Se conocen, desde el III Milenio a.e.c., a través de una lista procedente de Shuruppak, una suerte de panteón sumerio. En la lista se recogen setecientos nombres divinos ordenados por prelación. Posteriormente, se formarán agrupaciones, díadas, tríadas y tétradas de grandes deidades. La sistematización se observa culminada en una lista canónica denominada An Anum, en la que se clasifican dos mil quinientas deidades según sus genealogías y funciones. Sin embargo, la tendencia a la fusión de diversas personalidades divinas estuvo siempre latente. El sincretismo fue una opción válida. Los babilonios, por ejemplo, asimilan sus deidades al panteón sumerio, un proceso facilitado por la situación histórico-política. Los imperios universales, babilonio y asirio, que propician la unificación territorial, alientan también la del panteón. La centralización favorecerá a las grandes deidades nacionales (Assur en Asiria, y Marduk en Babilonia), hasta el punto de que en ciertos textos, los demás dioses son descritos como manifestaciones o como órganos de estos dioses “principales”. Incluso se señalaba que ambos se habían creado a sí mismos, fracturando así la arcaica tradición oficial del Enuma Elish.
Además de la tendencia hacia la unidad, comienza a producirse una profundización del concepto de deidad misma. Aunque permanecerá siempre la antropomorfización, habrá un auge de la abstracción y del sentimiento de lo desconocido. Esto conllevará el uso de símbolos (numéricos, astrales) para sustituir los nombres de algunas deidades. En muchos relieves figurados, de hecho, el silueteado humano se remplaza por el símbolo. Así, por ejemplo, un rayo representará a Adad o una estrella a Ishtar. De tal manera, abstracción y sincretismo van de la mano sin propiciar contradicciones insalvables.
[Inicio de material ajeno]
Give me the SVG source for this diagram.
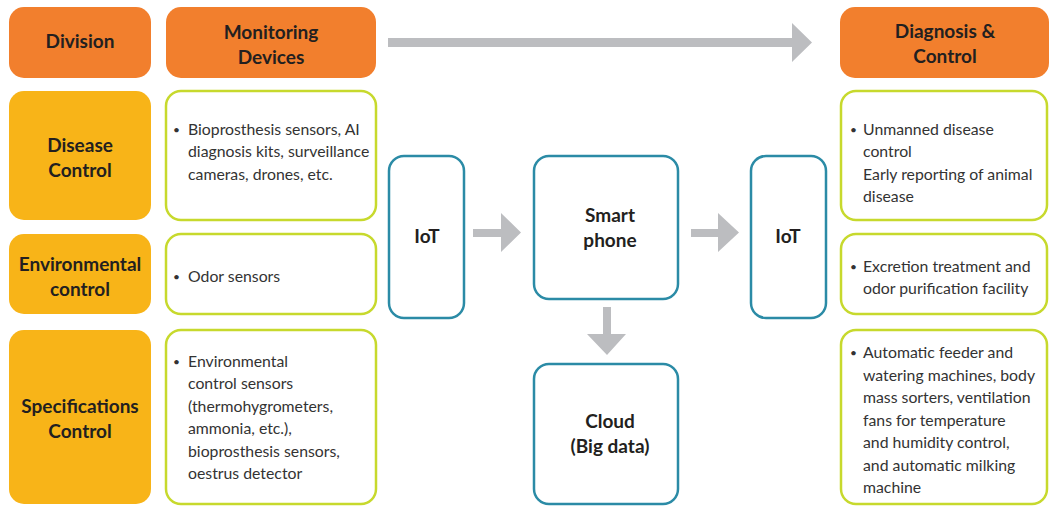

La fuerte mentalidad teocéntrica en la Mesopotamia antigua le concedió al ser humano un lugar poco destacado. Fue creado (de diversos modos según qué tradición) con la función de servir a las divinidades. Los mitos asirios y babilónicos sugieren que el ser humano tiene una directa filiación divina (Marduk y Aruru; la diosa Mami con arcilla; Ninhursaga con sangre de deidad mezclada con arcilla; de la sangre de Kingu, seguidor principal de Tiamat, a través de la participación de Ea). Este último caso es revelador, pues la muerte de Kingu conlleva un efecto doble: por una parte, libera a los dioses de la carga que soportaban; y por otro, permite la creación de servidores que les descarguen de preocupaciones. De algún modo, por su naturaleza el ser humano perpetúa la muerte, en sacrifico cruento, de Kingu, quien asume de modo indirecto la falta divina. El ser humano es inocente pero impuro.
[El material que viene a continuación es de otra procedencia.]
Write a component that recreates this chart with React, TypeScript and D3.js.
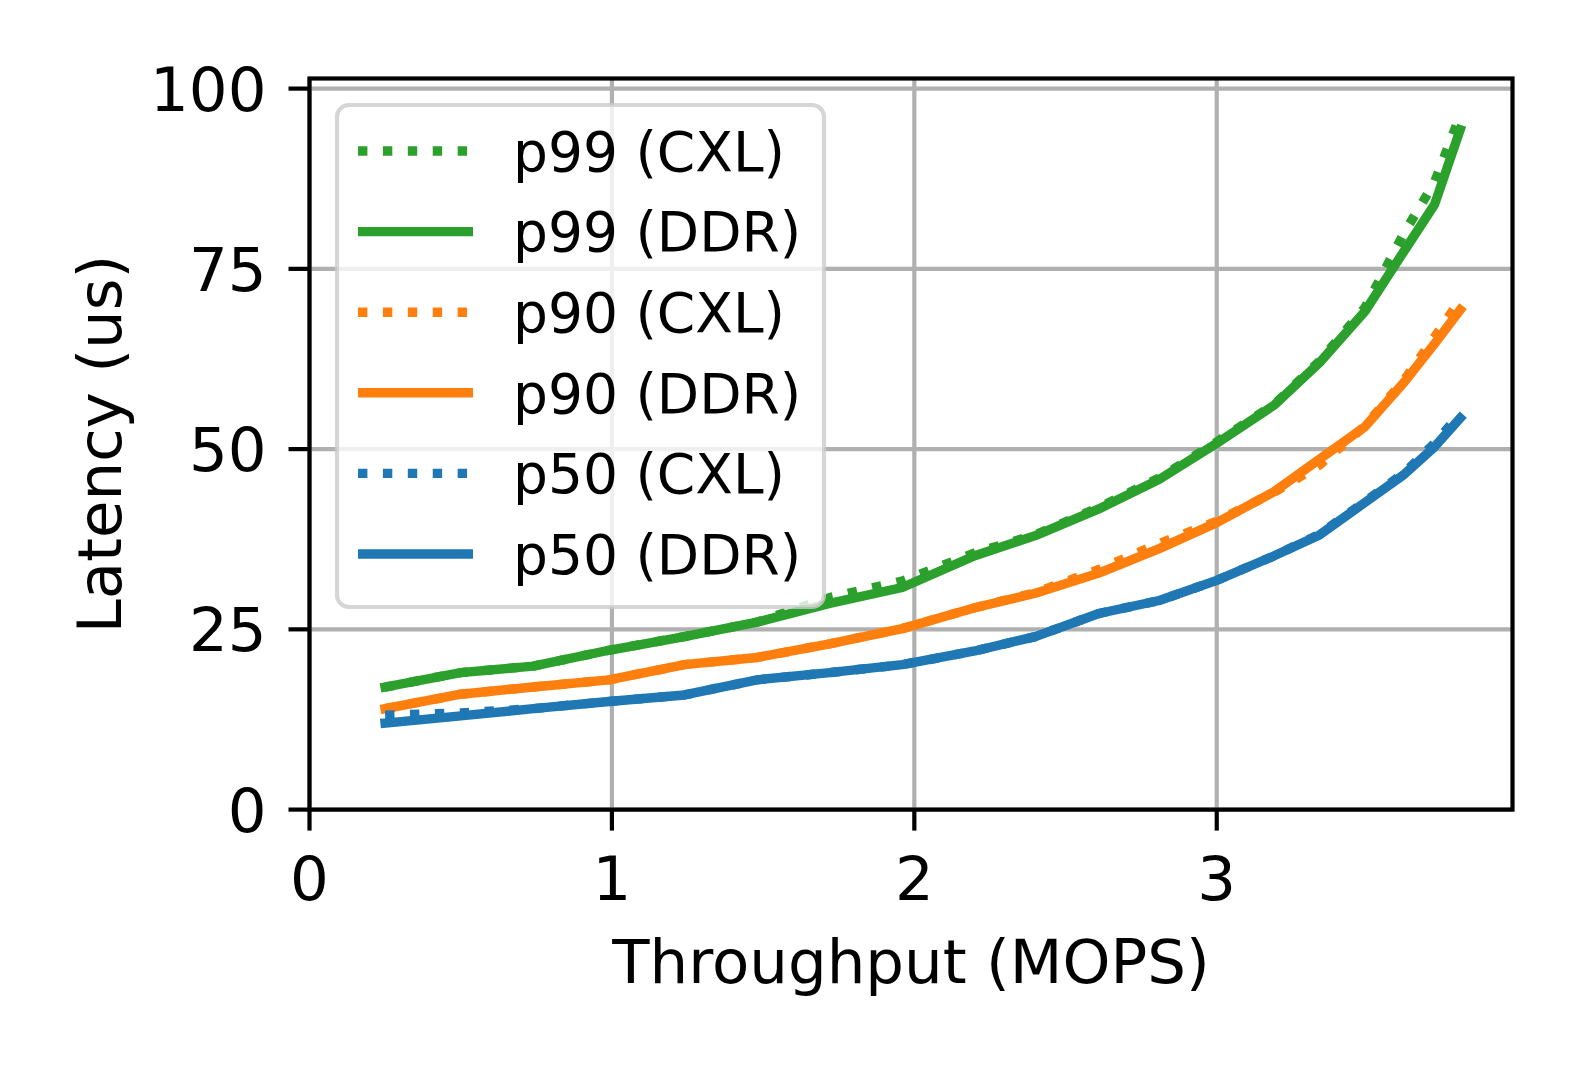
import React from "react";
import * as d3 from "d3";

const throughput = [0.25, 0.5, 0.74, 0.99, 1.24, 1.48, 1.72, 1.96, 2.2, 2.4, 2.61, 2.81, 3.0, 3.19, 3.34, 3.49, 3.62, 3.72, 3.805];

const p99CXL = [17, 19, 19.9, 22.1, 24, 26, 29.4, 31.7, 35.6, 38.1, 41.9, 46.0, 51.0, 56.2, 62.2, 69.6, 80.0, 87.0, 96.3];
const p99DDR = [17, 19, 19.9, 22.1, 24, 26, 28.6, 30.8, 35.2, 38, 41.7, 45.8, 50.8, 56.1, 62.0, 69.1, 77.5, 83.9, 94.3];
const p90CXL = [14, 16, 17, 18, 20.1, 21.1, 23, 25.1, 28, 30.1, 33.3, 36.9, 40.0, 44.0, 47.8, 53.2, 59.6, 65.5, 70.7];
const p90DDR = [14, 16, 17, 18, 20.1, 21.1, 23, 25.1, 28, 30, 32.8, 36.2, 39.8, 44.1, 48.6, 53.1, 59.3, 64.6, 69.3];
const p50CXL = [13.1, 13.4, 14, 15, 15.9, 18, 19, 20.1, 22, 24, 27.2, 29, 31.8, 35.2, 38.2, 42.7, 46.7, 50.8, 54.9];
const p50DDR = [12, 13, 14, 15, 15.9, 18, 19, 20.1, 22, 24, 27.2, 29, 31.8, 35.2, 38.1, 42.6, 46.5, 50.3, 54.3];

const xTicks = [0, 1, 2, 3];
const yTicks = [0, 25, 50, 75, 100];

const seriesNames = ["p99 (CXL)", "p99 (DDR)", "p90 (CXL)", "p90 (DDR)", "p50 (CXL)", "p50 (DDR)"];
const seriesValues = [p99CXL, p99DDR, p90CXL, p90DDR, p50CXL, p50DDR];
const seriesColors = ["#2ca02c", "#2ca02c", "#ff7f0e", "#ff7f0e", "#1f77b4", "#1f77b4"];
const seriesDotted = [true, false, true, false, true, false];

const W = 1579;
const H = 1066;
const left = 309.5;
const right = 1512.5;
const top = 78.5;
const bottom = 809.6;
const FONT = "'DejaVu Sans', sans-serif";
const LW = 9.4;
const TICK_FS = 61;
const LEG_FS = 55;

export default function App() {
  const x = d3.scaleLinear().domain([0, 3.978]).range([left, right]);
  const y = d3.scaleLinear().domain([0, 100]).range([bottom, 88.6]);
  const line = d3
    .line<number>()
    .x((_, i) => x(throughput[i]))
    .y((d) => y(d));

  const legendX = 337;
  const legendY = 105;
  const legendW = 487;
  const legendH = 502;
  const rowY0 = 151;
  const rowStep = 80.6;

  return (
    <svg
      width={W}
      height={H}
      style={{ position: "absolute", left: 0, top: 0, background: "#fff" }}
      fontFamily={FONT}
    >
      <rect x={0} y={0} width={W} height={H} fill="#fff" />
      {/* grid */}
      {xTicks.map((t) => (
        <line key={"gx" + t} x1={x(t)} x2={x(t)} y1={top} y2={bottom} stroke="#b0b0b0" strokeWidth={4.2} />
      ))}
      {yTicks.map((t) => (
        <line key={"gy" + t} x1={left} x2={right} y1={y(t)} y2={y(t)} stroke="#b0b0b0" strokeWidth={4.2} />
      ))}
      {/* lines */}
      {seriesValues.map((vals, i) => (
        <path
          key={"s" + i}
          d={line(vals) || ""}
          fill="none"
          stroke={seriesColors[i]}
          strokeWidth={LW}
          strokeDasharray={seriesDotted[i] ? `${LW} ${LW * 1.65}` : undefined}
          strokeLinecap={seriesDotted[i] ? "butt" : "square"}
          strokeLinejoin="round"
        />
      ))}
      {/* spines */}
      <rect x={left} y={top} width={right - left} height={bottom - top} fill="none" stroke="#000" strokeWidth={4.2} />
      {/* ticks */}
      {xTicks.map((t) => (
        <g key={"tx" + t}>
          <line x1={x(t)} x2={x(t)} y1={bottom} y2={bottom + 21} stroke="#000" strokeWidth={4.2} />
          <text x={x(t)} y={900} textAnchor="middle" fontSize={TICK_FS} fill="#000">
            {t}
          </text>
        </g>
      ))}
      {yTicks.map((t) => (
        <g key={"ty" + t}>
          <line x1={left - 21} x2={left} y1={y(t)} y2={y(t)} stroke="#000" strokeWidth={4.2} />
          <text x={left - 43} y={y(t)} dy="0.36em" textAnchor="end" fontSize={TICK_FS} fill="#000">
            {t}
          </text>
        </g>
      ))}
      {/* axis labels */}
      <text x={(left + right) / 2} y={983} textAnchor="middle" fontSize={TICK_FS} fill="#000">
        Throughput (MOPS)
      </text>
      <text
        transform={`translate(121, ${(top + bottom) / 2}) rotate(-90)`}
        textAnchor="middle"
        fontSize={TICK_FS}
        fill="#000"
      >
        Latency (us)
      </text>
      {/* legend */}
      <rect
        x={legendX}
        y={legendY}
        width={legendW}
        height={legendH}
        rx={12}
        ry={12}
        fill="#fff"
        fillOpacity={0.8}
        stroke="#cccccc"
        strokeOpacity={0.8}
        strokeWidth={4.2}
      />
      {seriesNames.map((name, i) => {
        const ry = rowY0 + i * rowStep;
        return (
          <g key={"lg" + i}>
            <line
              x1={358}
              x2={473}
              y1={ry}
              y2={ry}
              stroke={seriesColors[i]}
              strokeWidth={LW}
              strokeDasharray={seriesDotted[i] ? `${LW} ${LW * 1.65}` : undefined}
              strokeLinecap="butt"
            />
            <text x={513} y={ry} dy="0.36em" fontSize={LEG_FS} fill="#000">
              {name}
            </text>
          </g>
        );
      })}
    </svg>
  );
}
La sangre puede ser vista como sede de la vida terrena, si bien la insistencia en los textos del aliento, acaba dándole a este término el sentido de vida. Es un hálito otorgado por los dioses a los hombres al nacer. Cuando mueren se lo retiran, y la persona se convierte en una suerte de sombra indiferenciada (llamada etimmu), errante en busca de alimento y de una sepultura adecuada. La suerte del fallecido es sombría y triste. Los muertos están rodeados de oscuridad y se alimentan de polvo.

Prof. Dr. Julio López Saco
UCV-UCAB. FEIAP-UGR. Julio, 2017.



[1] La concepción del caos original, con aguas dulces y saladas pudo nacer de un proceso de observación, pues en las marismas mesopotámicas se mezclaban las aguas de los ríos con el mar, dando lugar a islas flotantes arenosas pobladas de cañaverales. Sin embargo, todo el proceso originario es, sin duda, fruto de la imaginación mítica.
[2] Una analogía de Me con las ideas platónicas o con el Absoluto propio de muchos pensadores indios es realmente difícil de establecer, más allá de lo sugerente que pudiera ser.